Na política
brasileira, prática de nepotismo e consolidação de dinastias são comuns,
bastando ver o número de deputados e senadores que levam o "Filho",
"Júnior" ou até "Neto" e "Bisneto" no nome.
Na maior parte dos
casos, contudo, o exercício do apadrinhamento respeitava algumas regras
hierárquicas. O pai treinava seu substituto aos poucos, de cargo eletivo em
cargo eletivo. O patriarcalismo das relações só era quebrado quando emergia
alguma mulher na linha sucessória, como no caso do clã Sarney.
Jair Bolsonaro foi
disruptivo até nisso.
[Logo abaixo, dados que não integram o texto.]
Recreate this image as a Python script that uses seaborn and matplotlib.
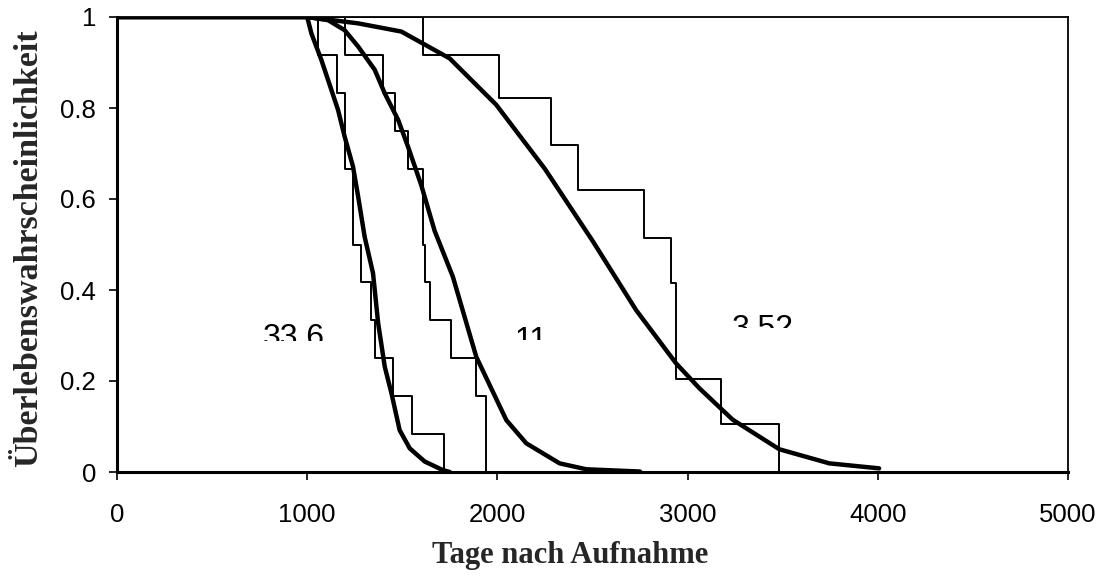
import matplotlib
matplotlib.use("Agg")
import matplotlib.pyplot as plt
import seaborn as sns
from matplotlib.transforms import Bbox, TransformedBbox

# ---- data ----
# Kaplan-Meier step estimates
t_km_336 = [0, 1057, 1157, 1200, 1242, 1285, 1338, 1357, 1452, 1552, 1717]
s_km_336 = [1, 0.917, 0.833, 0.667, 0.5, 0.417, 0.333, 0.25, 0.167, 0.083, 0]

t_km_11 = [0, 1197, 1399, 1460, 1530, 1609, 1618, 1646, 1758, 1889, 1942]
s_km_11 = [1, 0.917, 0.833, 0.75, 0.667, 0.5, 0.417, 0.333, 0.25, 0.167, 0]

t_km_352 = [0, 1607, 2011, 2283, 2423, 2773, 2913, 2939, 3175, 3482]
s_km_352 = [1, 0.917, 0.823, 0.719, 0.62, 0.514, 0.415, 0.204, 0.105, 0]

# fitted survival curves
t_fit_336 = [0, 1000, 1022, 1075, 1127, 1162, 1197, 1241, 1268, 1302, 1346, 1373,
             1408, 1443, 1486, 1539, 1618, 1714, 1750]
s_fit_336 = [1, 1, 0.964, 0.905, 0.84, 0.796, 0.737, 0.671, 0.605, 0.517, 0.437, 0.327,
             0.231, 0.173, 0.092, 0.052, 0.023, 0.004, 0]

t_fit_11 = [0, 1000, 1110, 1197, 1268, 1355, 1408, 1478, 1530, 1600, 1670, 1766,
            1889, 2047, 2152, 2327, 2467, 2750]
s_fit_11 = [1, 1, 0.993, 0.971, 0.935, 0.884, 0.832, 0.774, 0.715, 0.63, 0.53, 0.429,
            0.253, 0.114, 0.063, 0.019, 0.006, 0.001]

t_fit_352 = [0, 1000, 1268, 1495, 1749, 1994, 2250, 2502, 2729, 2939, 3062, 3237,
             3482, 3745, 4007]
s_fit_352 = [1, 1, 0.986, 0.968, 0.909, 0.807, 0.666, 0.507, 0.356, 0.239, 0.184, 0.115,
             0.05, 0.019, 0.008]

curve_labels = ["33.6", "11", "3.52"]
label_x = [930, 2180, 3393]
label_top = [0.327, 0.321, 0.347]
label_clip = [0.288, 0.290, 0.316]

x_ticks = [0, 1000, 2000, 3000, 4000, 5000]
y_ticks = [0, 0.2, 0.4, 0.6, 0.8, 1]
y_ticklabels = ["0", "0.2", "0.4", "0.6", "0.8", "1"]

# ---- figure ----
sns.set_style("ticks")
plt.rcParams["font.family"] = ["Liberation Sans", "DejaVu Sans"]

fig = plt.figure(figsize=(10.99, 5.79), dpi=100)
ax = fig.add_axes([117 / 1099, 1 - 472 / 579, (1068 - 117) / 1099, (472 - 17) / 579])

for t, s in [(t_km_336, s_km_336), (t_km_11, s_km_11), (t_km_352, s_km_352)]:
    sns.lineplot(x=t, y=s, ax=ax, color="black", linewidth=1.4,
                 drawstyle="steps-post", estimator=None, sort=False)

for t, s in [(t_fit_336, s_fit_336), (t_fit_11, s_fit_11), (t_fit_352, s_fit_352)]:
    sns.lineplot(x=t, y=s, ax=ax, color="black", linewidth=3.2,
                 estimator=None, sort=False, solid_joinstyle="round")

ax.set_xlim(0, 5000)
ax.set_ylim(0, 1)
ax.set_xticks(x_ticks)
ax.set_xticklabels([str(v) for v in x_ticks])
ax.set_yticks(y_ticks)
ax.set_yticklabels(y_ticklabels)
ax.tick_params(axis="both", direction="out", length=6, width=1.2,
               labelsize=18.5, colors="black")
ax.tick_params(axis="x", pad=16)
ax.tick_params(axis="y", pad=9)

for side in ["left", "bottom"]:
    ax.spines[side].set_linewidth(2.2)
    ax.spines[side].set_color("black")
for side in ["top", "right"]:
    ax.spines[side].set_visible(True)
    ax.spines[side].set_linewidth(1.3)
    ax.spines[side].set_color("black")

ax.set_xlabel("Tage nach Aufnahme", fontsize=22, fontweight="bold",
              family=["Liberation Serif", "DejaVu Serif"])
ax.set_ylabel("Überlebenswahrscheinlichkeit", fontsize=24.5, fontweight="bold",
              family=["Liberation Serif", "DejaVu Serif"])
ax.xaxis.set_label_coords(0.476, -0.152)
ax.yaxis.set_label_coords(-0.077, 0.492)

for lab, lx, ly, lc in zip(curve_labels, label_x, label_top, label_clip):
    txt = ax.text(lx, ly, lab, fontsize=23, ha="center", va="top", color="black")
    clip = TransformedBbox(Bbox([[0, lc], [5000, 1]]), ax.transData)
    txt.set_clip_box(clip)
    txt.set_clip_on(True)

fig.savefig("out.png", dpi=100)
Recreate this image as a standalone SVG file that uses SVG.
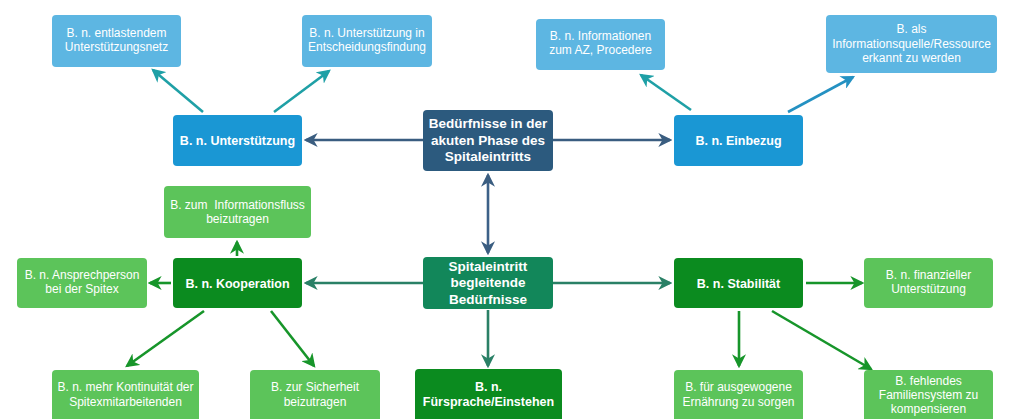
<svg xmlns="http://www.w3.org/2000/svg" width="1010" height="419" viewBox="0 0 1010 419">
<defs>
<style>
.lb{fill:#5db6e2}
.mb{fill:#1a97d4}
.db{fill:#2c5a7e}
.lg{fill:#5cc45a}
.dg{fill:#0b8b1f}
.cg{fill:#12875a}
.t{font-family:"Liberation Sans",Arial,sans-serif;font-size:12px;fill:#fff;text-anchor:middle}
.b{font-family:"Liberation Sans",Arial,sans-serif;font-size:12.5px;font-weight:bold;fill:#fff;text-anchor:middle}
.c{font-family:"Liberation Sans",Arial,sans-serif;font-size:13.5px;font-weight:bold;fill:#fff;text-anchor:middle}
.ln{fill:none;stroke-width:2.6}
</style>
<marker id="aTeal" viewBox="0 0 12 12" refX="10" refY="6" markerWidth="14" markerHeight="14" markerUnits="userSpaceOnUse" orient="auto-start-reverse"><path d="M0,0 L12,6 L0,12 L3.5,6 z" fill="#1fa0a6"/></marker>
<marker id="aSky" viewBox="0 0 12 12" refX="10" refY="6" markerWidth="14" markerHeight="14" markerUnits="userSpaceOnUse" orient="auto-start-reverse"><path d="M0,0 L12,6 L0,12 L3.5,6 z" fill="#2491c2"/></marker>
<marker id="aNavy" viewBox="0 0 12 12" refX="10" refY="6" markerWidth="14" markerHeight="14" markerUnits="userSpaceOnUse" orient="auto-start-reverse"><path d="M0,0 L12,6 L0,12 L3.5,6 z" fill="#3a5d80"/></marker>
<marker id="aTg" viewBox="0 0 12 12" refX="10" refY="6" markerWidth="14" markerHeight="14" markerUnits="userSpaceOnUse" orient="auto-start-reverse"><path d="M0,0 L12,6 L0,12 L3.5,6 z" fill="#2a8066"/></marker>
<marker id="aGr" viewBox="0 0 12 12" refX="10" refY="6" markerWidth="14" markerHeight="14" markerUnits="userSpaceOnUse" orient="auto-start-reverse"><path d="M0,0 L12,6 L0,12 L3.5,6 z" fill="#17952a"/></marker>
</defs>
<rect width="1010" height="419" fill="#fff"/>
<g id="connectors">
<line class="ln" x1="203" y1="112" x2="153" y2="70" stroke="#1fa0a6" marker-end="url(#aTeal)"/>
<line class="ln" x1="274" y1="112" x2="329" y2="71" stroke="#1fa0a6" marker-end="url(#aTeal)"/>
<line class="ln" x1="691" y1="110" x2="641" y2="75" stroke="#1fa0a6" marker-end="url(#aTeal)"/>
<line class="ln" x1="788" y1="112" x2="853" y2="77" stroke="#2491c2" marker-end="url(#aSky)"/>
<line class="ln" x1="423" y1="140" x2="306" y2="140" stroke="#3a5d80" marker-end="url(#aNavy)"/>
<line class="ln" x1="553" y1="140" x2="670" y2="140" stroke="#3a5d80" marker-end="url(#aNavy)"/>
<line class="ln" x1="488" y1="175" x2="488" y2="253" stroke="#3d6188" marker-start="url(#aNavy)" marker-end="url(#aNavy)"/>
<line class="ln" x1="423" y1="283" x2="306" y2="283" stroke="#2a8066" marker-end="url(#aTg)"/>
<line class="ln" x1="553" y1="283" x2="670" y2="283" stroke="#2a8066" marker-end="url(#aTg)"/>
<line class="ln" x1="488" y1="310" x2="488" y2="366" stroke="#2a8066" marker-end="url(#aTg)"/>
<line class="ln" x1="237" y1="256" x2="237" y2="242" stroke="#17952a" marker-end="url(#aGr)"/>
<line class="ln" x1="171" y1="283" x2="150" y2="283" stroke="#17952a" marker-end="url(#aGr)"/>
<line class="ln" x1="204" y1="311" x2="127" y2="366" stroke="#17952a" marker-end="url(#aGr)"/>
<line class="ln" x1="271" y1="311" x2="314" y2="366" stroke="#17952a" marker-end="url(#aGr)"/>
<line class="ln" x1="806" y1="283" x2="862" y2="283" stroke="#17952a" marker-end="url(#aGr)"/>
<line class="ln" x1="739" y1="311" x2="739" y2="366" stroke="#17952a" marker-end="url(#aGr)"/>
<line class="ln" x1="772" y1="311" x2="871" y2="369" stroke="#17952a" marker-end="url(#aGr)"/>
</g>
<g id="n_entlastend"><rect class="lb" x="52" y="15" width="129" height="52" rx="4"/><text class="t" x="116.5" y="37">B. n. entlastendem</text><text class="t" x="116.5" y="51">Unterstützungsnetz</text></g>
<g id="n_entscheidung"><rect class="lb" x="302" y="15" width="130" height="52" rx="4"/><text class="t" x="367" y="37">B. n. Unterstützung in</text><text class="t" x="367" y="51">Entscheidungsfindung</text></g>
<g id="n_unterstuetzung"><rect class="mb" x="173" y="115" width="129" height="51" rx="4"/><text class="b" x="237.5" y="145">B. n. Unterstützung</text></g>
<g id="n_akut"><rect class="db" x="423" y="110" width="130" height="61" rx="4"/><text class="c" x="488" y="128">Bedürfnisse in der</text><text class="c" x="488" y="144.5">akuten Phase des</text><text class="c" x="488" y="161">Spitaleintritts</text></g>
<g id="n_einbezug"><rect class="mb" x="674" y="115" width="129" height="51" rx="4"/><text class="b" x="738.5" y="145">B. n. Einbezug</text></g>
<g id="n_info_az"><rect class="lb" x="536" y="19" width="129" height="51" rx="4"/><text class="t" x="600.5" y="40">B. n. Informationen</text><text class="t" x="600.5" y="54">zum AZ, Procedere</text></g>
<g id="n_ressource"><rect class="lb" x="826" y="15" width="171" height="58" rx="4"/><text class="t" x="911.5" y="33">B. als</text><text class="t" x="911.5" y="48">Informationsquelle/Ressource</text><text class="t" x="911.5" y="62">erkannt zu werden</text></g>
<g id="n_begleitend"><rect class="cg" x="423" y="257" width="130" height="52" rx="4"/><text class="c" x="488" y="270.5">Spitaleintritt</text><text class="c" x="488" y="287">begleitende</text><text class="c" x="488" y="303.5">Bedürfnisse</text></g>
<g id="n_fuersprache"><rect class="dg" x="415" y="369" width="147" height="60" rx="4"/><text class="b" x="488.5" y="391">B. n.</text><text class="b" x="488.5" y="406">Fürsprache/Einstehen</text></g>
<g id="n_informationsfluss"><rect class="lg" x="164" y="186" width="147" height="52" rx="4"/><text class="t" x="237.5" y="209" style="white-space:pre">B. zum  Informationsfluss</text><text class="t" x="237.5" y="223">beizutragen</text></g>
<g id="n_kooperation"><rect class="dg" x="173" y="258" width="129" height="50" rx="4"/><text class="b" x="237.5" y="287.5">B. n. Kooperation</text></g>
<g id="n_ansprech"><rect class="lg" x="17" y="258" width="130" height="50" rx="4"/><text class="t" x="82" y="279">B. n. Ansprechperson</text><text class="t" x="82" y="293">bei der Spitex</text></g>
<g id="n_kontinuitaet"><rect class="lg" x="52" y="370" width="147" height="60" rx="4"/><text class="t" x="125.5" y="391">B. n. mehr Kontinuität der</text><text class="t" x="125.5" y="406">Spitexmitarbeitenden</text></g>
<g id="n_sicherheit"><rect class="lg" x="250" y="370" width="130" height="60" rx="4"/><text class="t" x="315" y="391">B. zur Sicherheit</text><text class="t" x="315" y="406">beizutragen</text></g>
<g id="n_stabilitaet"><rect class="dg" x="674" y="258" width="129" height="50" rx="4"/><text class="b" x="738.5" y="287.5">B. n. Stabilität</text></g>
<g id="n_finanziell"><rect class="lg" x="864" y="258" width="129" height="50" rx="4"/><text class="t" x="928.5" y="279">B. n. finanzieller</text><text class="t" x="928.5" y="293">Unterstützung</text></g>
<g id="n_ernaehrung"><rect class="lg" x="674" y="370" width="129" height="60" rx="4"/><text class="t" x="738.5" y="391">B. für ausgewogene</text><text class="t" x="738.5" y="406">Ernährung zu sorgen</text></g>
<g id="n_familie"><rect class="lg" x="864" y="370" width="129" height="60" rx="4"/><text class="t" x="928.5" y="385">B. fehlendes</text><text class="t" x="928.5" y="399">Familiensystem zu</text><text class="t" x="928.5" y="413">kompensieren</text></g>
</svg>
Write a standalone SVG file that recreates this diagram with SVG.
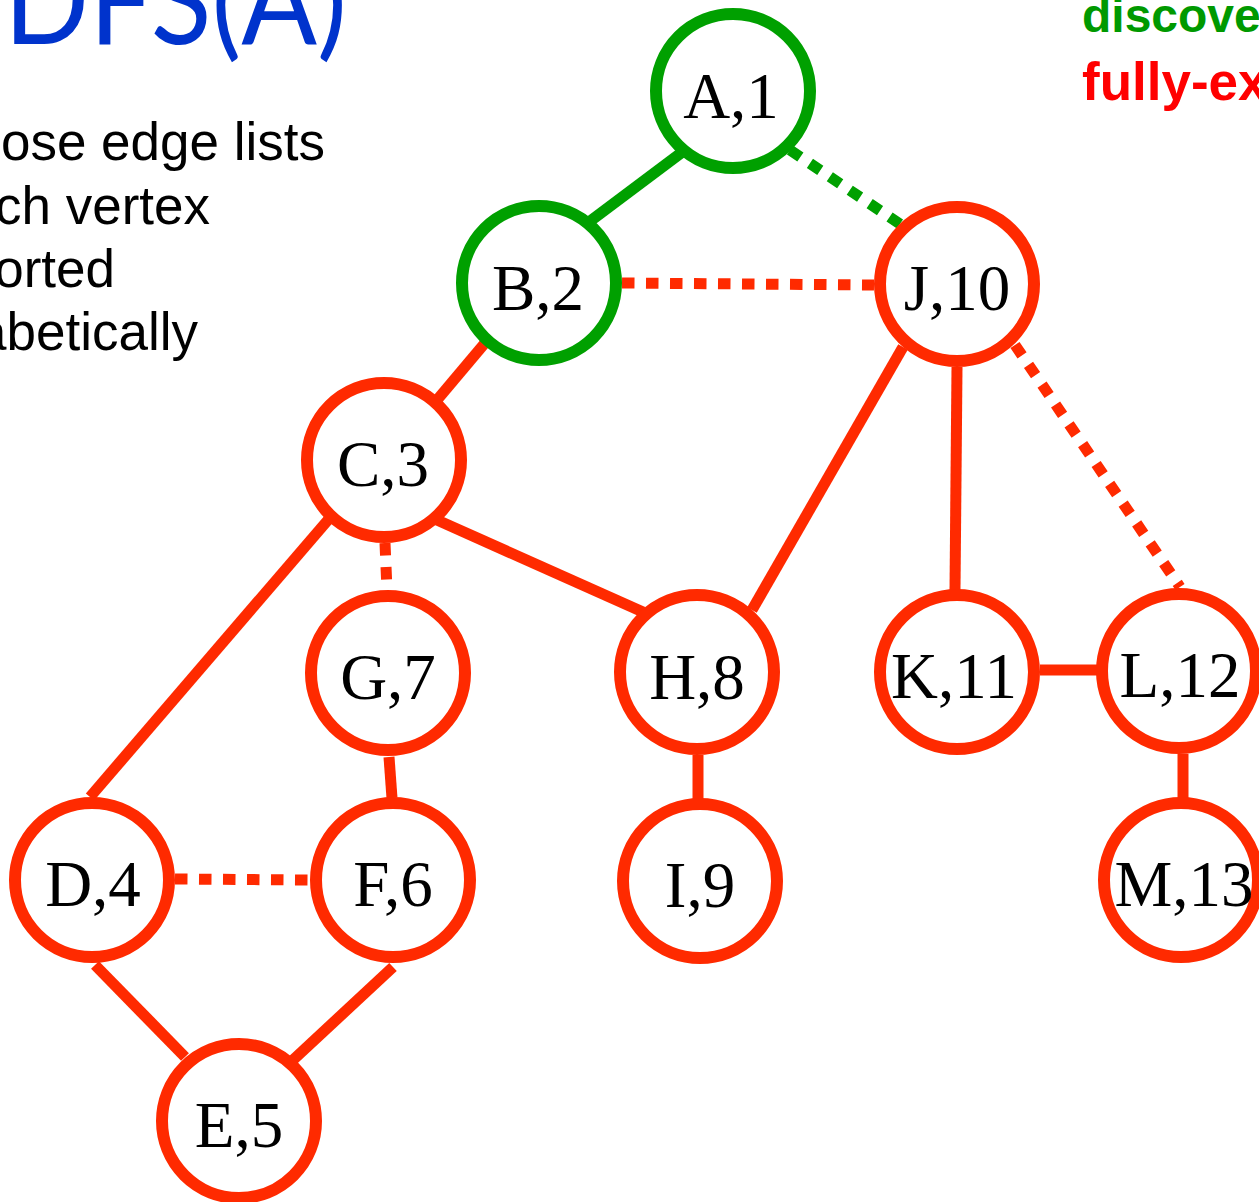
<svg xmlns="http://www.w3.org/2000/svg" width="1259" height="1202" viewBox="0 0 1259 1202">
<style>
.bg{fill:#ffffff}
.edge{stroke-width:11;fill:none;stroke-linecap:butt}
.red{stroke:#ff2a00}
.green{stroke:#00a000}
.dot{stroke-dasharray:12.5 11.5}
.node circle{fill:#ffffff;stroke-width:12}
.node.r circle{stroke:#ff2a00}
.node.g circle{stroke:#00a000}
.node text{font-family:"Liberation Serif","Times New Roman",serif;font-size:65px;fill:#000000;text-anchor:middle}
.body{font-family:"Liberation Sans",Arial,sans-serif;font-size:53px;fill:#000000;text-anchor:end}
.legend{font-family:"Liberation Sans",Arial,sans-serif;font-weight:bold}
</style>
<rect class="bg" x="0" y="0" width="1259" height="1202"/>
<g id="title">
<text x="4" y="44" font-family="Lato,'Liberation Sans',sans-serif" font-size="124" fill="#0033cc" textLength="343" lengthAdjust="spacingAndGlyphs">DFS(A)</text>
</g>
<g id="description">
<text class="body" x="325" y="160">ose edge lists</text>
<text class="body" x="210" y="224">ch vertex</text>
<text class="body" x="115" y="287">orted</text>
<text class="body" x="198" y="350">abetically</text>
</g>
<g id="legend">
<text class="legend" x="1082" y="32" font-size="48" fill="#009900">discove</text>
<text class="legend" x="1082" y="100" font-size="53" fill="#ff0000">fully-ex</text>
</g>
<g id="connectors">
<line class="edge green" x1="681" y1="153" x2="589" y2="222"/>
<line class="edge green dot" x1="790" y1="150" x2="900" y2="224"/>
<line class="edge red dot" x1="622" y1="283" x2="874" y2="285"/>
<line class="edge red" x1="485" y1="343" x2="437" y2="400"/>
<line class="edge red" x1="328" y1="520" x2="90" y2="797"/>
<line class="edge red dot" x1="385" y1="543" x2="387" y2="590"/>
<line class="edge red" x1="437" y1="520" x2="643" y2="612"/>
<line class="edge red" x1="903" y1="347" x2="752" y2="610"/>
<line class="edge red" x1="957" y1="367" x2="955" y2="590"/>
<line class="edge red dot" x1="1015" y1="345" x2="1180" y2="587"/>
<line class="edge red" x1="1040" y1="670" x2="1099" y2="670"/>
<line class="edge red" x1="1183" y1="754" x2="1183" y2="798"/>
<line class="edge red" x1="389" y1="757" x2="392" y2="798"/>
<line class="edge red dot" x1="175" y1="879" x2="308" y2="880"/>
<line class="edge red" x1="95" y1="965" x2="185" y2="1057"/>
<line class="edge red" x1="393" y1="967" x2="293" y2="1060"/>
<line class="edge red" x1="698" y1="755" x2="698" y2="800"/>
</g>
<g id="node-A" class="node g"><circle cx="733" cy="91" r="77"/><text x="731" y="118">A,1</text></g>
<g id="node-B" class="node g"><circle cx="539" cy="283" r="77"/><text x="538" y="310">B,2</text></g>
<g id="node-J" class="node r"><circle cx="957" cy="284" r="77"/><text x="957" y="310">J,10</text></g>
<g id="node-C" class="node r"><circle cx="384" cy="460" r="77"/><text x="383" y="486">C,3</text></g>
<g id="node-G" class="node r"><circle cx="388" cy="673" r="77"/><text x="388" y="699">G,7</text></g>
<g id="node-H" class="node r"><circle cx="697" cy="672" r="77"/><text x="697" y="699">H,8</text></g>
<g id="node-K" class="node r"><circle cx="957" cy="672" r="77"/><text x="954" y="698">K,11</text></g>
<g id="node-L" class="node r"><circle cx="1179" cy="671" r="77"/><text x="1180" y="697">L,12</text></g>
<g id="node-D" class="node r"><circle cx="92" cy="880" r="77"/><text x="93" y="906">D,4</text></g>
<g id="node-F" class="node r"><circle cx="393" cy="880" r="77"/><text x="393" y="906">F,6</text></g>
<g id="node-I" class="node r"><circle cx="700" cy="881" r="77"/><text x="700" y="907">I,9</text></g>
<g id="node-M" class="node r"><circle cx="1181" cy="880" r="77"/><text x="1184" y="906">M,13</text></g>
<g id="node-E" class="node r"><circle cx="239" cy="1121" r="77"/><text x="239" y="1147">E,5</text></g>
</svg>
O tratamento expresso dado a seus três filhos na política
é algo inaudito na história republicana.
O proverbial
"filé mignon" que o presidente já disse reservar à prole sempre foi
destinado para os herdeiros do poder, mas nunca com tal grau de franqueza —seja
na proteção ao enrolado senador Flávio, na embaixada nos EUA prometida ao
deputado Eduardo ou no papel preponderante do vereador Carlos na comunicação de
governo, que inexiste sem seus pitacos.
A crise do
presidente com o partido que ele escolheu para hospedar sua aventura eleitoral
de 2018, o PSL, expõe a indignação que tais privilégios à corte provocam. Ao
negar a liderança na Câmara a Eduardo, a sigla do acossado Luciano Bivar mostra
que sabe jogar dentro das regras vigentes, e que elas podem ser usadas contra o
imperial Bolsonaro.
Dois oficiais
generais, um da ativa e outro servindo ao governo, disseram reservadamente que
a confusão toda tem começo e fim na influência dos filhos de Bolsonaro no
governo. A queixa é antiga entre os fardados, que foram largamente colocados a
escanteio pela dobradinha entre Carlos Bolsonaro e o ideólogo expatriado Olavo
de Carvalho.
Nenhum deles,
contudo, arrisca uma previsão sobre o destino da crise atual. Presidentes
isolados que desafiam o Congresso sempre existiram e se deram mal, como Jânio
Quadros, Fernando Collor e Dilma Rousseff. Mas um líder amparado por uma corte
palaciana familiar e que ataca seu próprio partido achando que não haverá
consequência é novidade histórica.
As repercussões do
imbróglio, que parecia um passeio paroquial no seu começo, começam a reverberar
fora de Brasília. A destituição de Joice Hasselmann (PSL-SP) da liderança do
governo no Congresso, por exemplo, sela a percepção de que a deputada terá
dificuldades sérias para levar à frente seu plano de ser candidata ao governo
da capital paulista ano que vem.
Joice pode alegar
perseguição, ao estilo de Tabata Amaral em relação ao PDT, e buscar outra
sigla. A dureza é que essa agremiação hoje seria o DEM, que já tem outro nome
em vista, o do sempre mercurial José Luiz Datena.
De resto, para ser
candidata pelo partido, Joice teria de ajoelhar e beijar o anel de Milton
Leite, o superpoderoso presidente da Câmara Municipal paulista. Quem conhece os
dois crê em algumas dificuldades no processo, por assim dizer, mas política é
política. Em favor da deputada está sua relação próxima com o governador
paulista, João Doria (PSDB), mas é incerto qual caminho ela tomará.
Mas o mais
importante ainda está por vir. Bolsonaro apostou tudo contra Bivar e, com uma
operação da Policia Federal no cangote do dirigente, parecia fadado a ganhar a
disputa. Os movimentos dentro das regras do chefe do PSL, contudo, mostram que
o jogo está aberto.
E é uma disputa
perigosa. Qualquer pessoa que falou com Bolsonaro ao longo dos meses em que ele
montou sua candidatura sabe que a língua hoje presidencial é solta. Quando um
líder do PSL chama o mandatário máximo de vagabundo e promete implodi-lo, a
sinalização é das piores para o Planalto.
Bolsonaro sempre
pregou sua aversão ao presidencialismo de coalizão brasileiro. Venceu a eleição
e manteve a palavra, mas na hora de apresentar a alternativa, emulou o pior de
práticas de famílias reais. O preço da opção está sendo colocado na mesa agora.